スマホや携帯で打刻できるメリット・デメリット
では、従来のアナログな機種と比べて、スマホや携帯(ガラケー)で打刻ができるタイムレコーダーにはどのようなメリット・デメリットがあるのでしょうか?
【メリット】外出時の出退勤時間の管理が容易になる
スマホや携帯電話で打刻ができるようになることで、外勤が多い従業員の事務処理にかかる時間や、入力ミス、不正申告のリスクが減ります。管理者からするとそこまで実感がないかもしれませんが、外勤が多い従業員にとって出退勤時間の管理というのはかなりのストレス。

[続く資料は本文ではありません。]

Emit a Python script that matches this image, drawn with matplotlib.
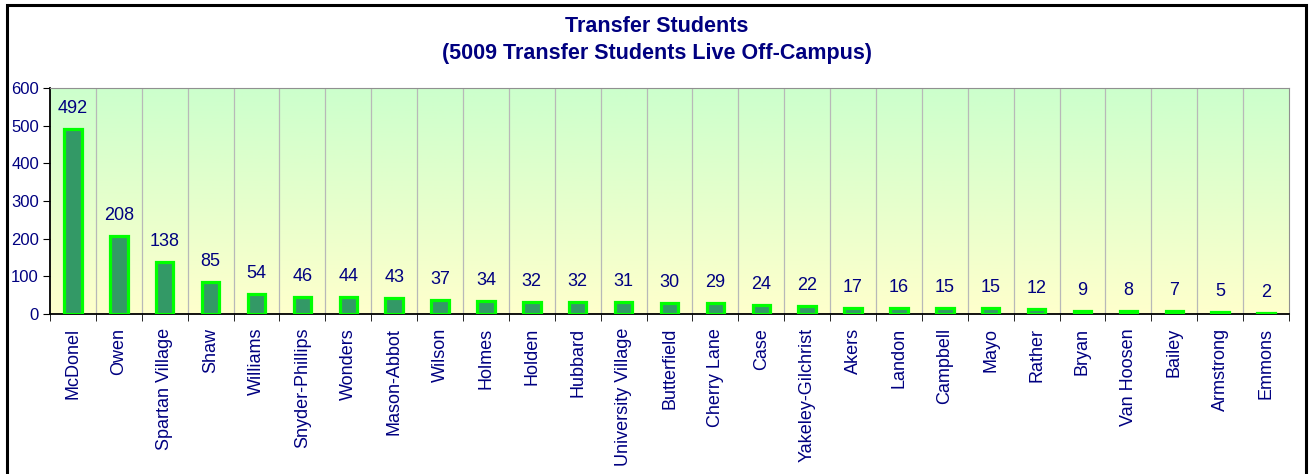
import numpy as np
import matplotlib.pyplot as plt
from matplotlib.patches import Rectangle

halls = ['McDonel', 'Owen', 'Spartan Village', 'Shaw', 'Williams', 'Snyder-Phillips',
         'Wonders', 'Mason-Abbot', 'Wilson', 'Holmes', 'Holden', 'Hubbard',
         'University Village', 'Butterfield', 'Cherry Lane', 'Case', 'Yakeley-Gilchrist',
         'Akers', 'Landon', 'Campbell', 'Mayo', 'Rather', 'Bryan', 'Van Hoosen',
         'Bailey', 'Armstrong', 'Emmons']
students = [492, 208, 138, 85, 54, 46, 44, 43, 37, 34, 32, 32, 31, 30, 29, 24, 22,
            17, 16, 15, 15, 12, 9, 8, 7, 5, 2]

navy = '#000080'
plt.rcParams['font.family'] = ['Liberation Sans', 'DejaVu Sans']

fig = plt.figure(figsize=(13.14, 4.74), dpi=100)
W, H = 1314, 474
ax = fig.add_axes([50 / W, 1 - 314 / H, (1289 - 50) / W, (314 - 88) / H])

# outer frame
fig.patches.append(Rectangle((7 / W, -0.05), (1306 - 7) / W, 1.05 - 5 / H,
                             transform=fig.transFigure, fill=False,
                             edgecolor='black', linewidth=2.2))

n = len(halls)
x = np.arange(n)

# gradient background, green at top to yellow at bottom
t = np.linspace(0, 1, 256)[:, None]
top = np.array([0.80, 1.0, 0.80])
bot = np.array([1.0, 1.0, 0.80])
img = top + (bot - top) * t
img = np.repeat(img[:, None, :], 2, axis=1)
ax.imshow(img, extent=[-0.5, n - 0.5, 0, 600], aspect='auto', zorder=0,
          origin='upper')

for b in np.arange(0.5, n - 1, 1):
    ax.axvline(b, color='#b8b8b8', linewidth=0.9, zorder=1)

ax.bar(x, students, width=0.38, color='#339966', edgecolor='#00ff00',
       linewidth=2.3, zorder=3)
for xi, v in zip(x, students):
    ax.text(xi, v + 32, str(v), ha='center', va='bottom', color=navy,
            fontsize=13, zorder=4)

ax.set_xlim(-0.5, n - 0.5)
ax.set_ylim(0, 600)
ax.set_yticks(range(0, 601, 100))
ax.set_xticks(x)
ax.set_xticklabels(halls, rotation=90, color=navy, fontsize=13)
ax.set_xticks(np.arange(-0.5, n, 1), minor=True)
ax.tick_params(axis='x', which='major', length=0, pad=10)
ax.tick_params(axis='x', which='minor', length=5, direction='out', color='black')
ax.tick_params(axis='y', length=5, direction='out', labelcolor=navy, labelsize=12,
               pad=3)

for s in ['top', 'right']:
    ax.spines[s].set_color('#909090')
for s in ['left', 'bottom']:
    ax.spines[s].set_color('black')
    ax.spines[s].set_linewidth(1.3)

fig.text(0.5, 1 - 26 / H, 'Transfer Students', ha='center', va='center',
         color=navy, fontsize=15.5, fontweight='bold')
fig.text(0.5, 1 - 53 / H, '(5009 Transfer Students Live Off-Campus)', ha='center',
         va='center', color=navy, fontsize=15.5, fontweight='bold')

fig.savefig('out.png', dpi=100)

内勤の従業員の場合は、入口でタイムカードを押すだけで済みますし、研修などで外出したとしても、翌日社内で簡単に記録や申請ができます。
しかし、これが外勤だと、
- 外出先から社内の環境にアクセスできないことが多いので申告には社内に戻る必要がある
- 会社によっては不正申告防止のために外勤の場合も帰社してタイムカードを押すことを義務づけていることがある
などなど、本来なら社内に戻る用事がないのに、出退勤時間を申告するために帰社しなければいけないケースが多いのです。では、これがスマホや携帯で簡単にできるようになったらどうでしょう?
従業員は日ごろの出退勤時間のメモや不必要な帰社から解放され、本来の業務に集中できるようになります。『その場で打刻』というのは従業員のストレス緩和はもちろんのこと、新しい従業員に出退勤時刻の申告方法を説明するときも、『内勤なら入口のタイムレコーダー、外勤ならスマホか携帯で打刻』とシンプルに伝えることができますよね。
これまでタイムカードの時間と外勤時の申告の2種類を集計していた手間も、入力された情報が一ヵ所に集約されるので、担当者の作業量を減らすこともできます。
【デメリット】対応端末やGPS機能の有無で大きな違いがある
こうやって見ていると、良いことずくめのように思えるモバイル端末による打刻ですが、次のようなデメリットにも注意が必要です。
- モバイル端末の機種によってはうまく動かないことがある
- スマホの場合OSアップデートにも注意が必要
- GPSによる位置情報取得の機能がない場合は不正打刻のリスクが残る
1点目は、モバイル端末というのはその種類が豊富なため、すべての機種で動作を保証するのは難しいということです。タイムレコーダーがどのOSで動作確認がとれているかというのは各社ともに公開していますが、従業員が使っている全ての機種を網羅していることはほとんど無いでしょう。
動作確認をしていない機種でも動くことは多いですが、やはり中には表示がうまくいかない機種が出てくるケースもあります。そういった場合にしっかりと対応してくれる問い合わせ窓口があることが、タイムレコーダー選びをする際に大事なポイントです。
2点目は、スマホアプリの場合OSのアップデートに対応していないと、不具合が発生することもあるので、アプリの修正がしっかりされているかもタイムレコーダーを導入する際に確認しておきましょう。
3点目が一番重要で、モバイル端末による打刻は、どこでもできてしまうので最悪、家にいるのに出勤・退勤の記録を残せてしまうということです。そういった不正打刻を抑止するために、最近のタイムレコーダーアプリではGPSによる位置情報を記録する機能が搭載されていることが多いのですが、中にはその機能がないタイムレコーダーもあります。
通常時は内勤で、研修や出張のときだけ外出先で打刻できればいいというのであれば、そこまでGPS機能にこだわらなくてもいいですが、外勤の従業員が多い場合は、不正打刻を防ぐためにも、GPS機能がついているものを選ぶようにしましょう。
従業員の勤務形態に沿ったシステム選びを
今現在、アナログ式のタイムレコーダーを使っているのであれば、デジタル式に変えることで社内での打刻や集計作業がより一層スムーズになることでしょう。しかし、そこで忘れてはいけないのが、外勤が多い従業員への配慮です。
管理者が『良いシステム』だと思っても、実際に従業員がうまく使いこなせなければ、正確な出退勤の情報は得られません。『従業員の使いやすさ』をしっかりと検討材料に入れてシステムを選定することも、タイムレコーダーのデジタル化で失敗しないための秘訣です。